Aujourd’hui des centaines d’enfants sont morts dans le Ghouta orientale en Syrie

Sophie Lepoivre, stagiaire psychologue à la consultation transculturelle, grande voyageuse et curieuse de mille pratiques de soin offre ce texte après une consultation :

"Je ne regarde pas ses yeux. Je ne regarde pas ses yeux par respect pour sa culture, et par respect pour sa peine. Je ne veux pas y lire plus que ce qu’il nous dit, et que tout son corps nous crie transporté par la colère des nouvelles d’aujourd’hui. Son grand corps de force de la nature, son corps délaissé, mal soigné, vieilli prématurément, ce corps tantôt agité tantôt avachi, vaincu.
Je regarde ses mains. Ses mains épaisses qui trahissent ses origines humbles, son travail rude, dans la terre probablement. Il ne fait pas partie de cette élite syrienne intellectuelle qui a mené la révolution contre Bashar Al Assad. Non, s’il a été arrêté, emprisonné, battu, torturé pendant plusieurs jours, si on lui a fait fumer sa dernière cigarette après avoir tué un autre à côté de lui, c’est, comme pour les 50 autres dans la même cellule, qu’on l’a pris au hasard au checkpoint sur le chemin du marché, sur le chemin du travail ou de l’école. Il hurlait « Pitié pour l’amour de Dieu », on lui répondait « Dis : Pitié pour l’amour de Bachar».

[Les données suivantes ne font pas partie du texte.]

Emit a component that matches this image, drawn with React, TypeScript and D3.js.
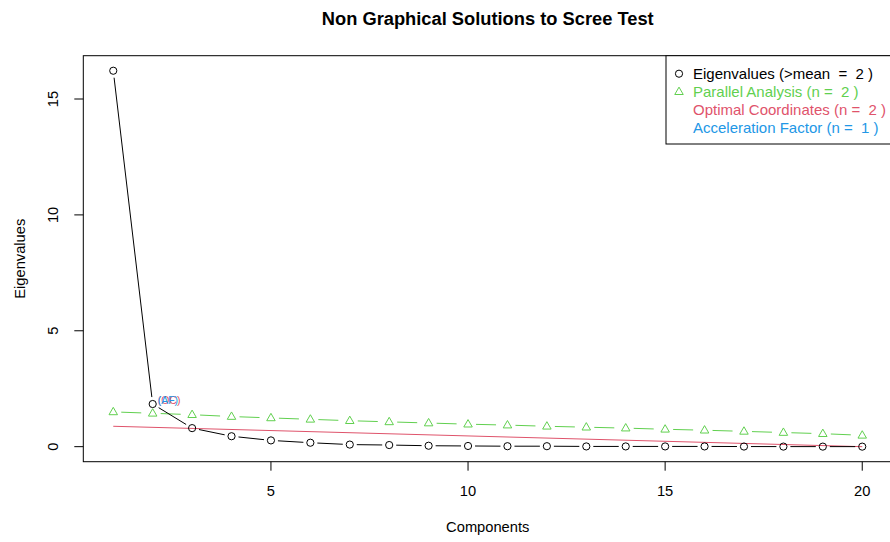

Je regarde ses mains. Elles vont et viennent, elles s’agitent vers le ciel pour invoquer son secours, touchent son cœur pour montrer qu’il dit la vérité, forment des poings emparés de rage, s’agrippent à ses genoux pour se retenir de bondir, par moment, se serrent l’une contre l’autre pour chercher un réconfort. Pendant plus d’une heure, dans un flot continu, ses mains racontent une horreur et un désespoir que je ne regarde pas dans ses yeux. A la fin de la consultation, il jette son visage dans ses mains, son corps se secoue. Enfin il relève la tête, ne cache plus ses larmes, ses mains restent posées, vaincues, inertes sur sa jambe. Sur ces mains épaisses, ces mains qui ont tant dit, tant combattu et tant endurci, dans un geste rare, d’une grande humanité et d’une grande sincérité, se pose très délicatement la main du thérapeute : « je vous ai entendu »."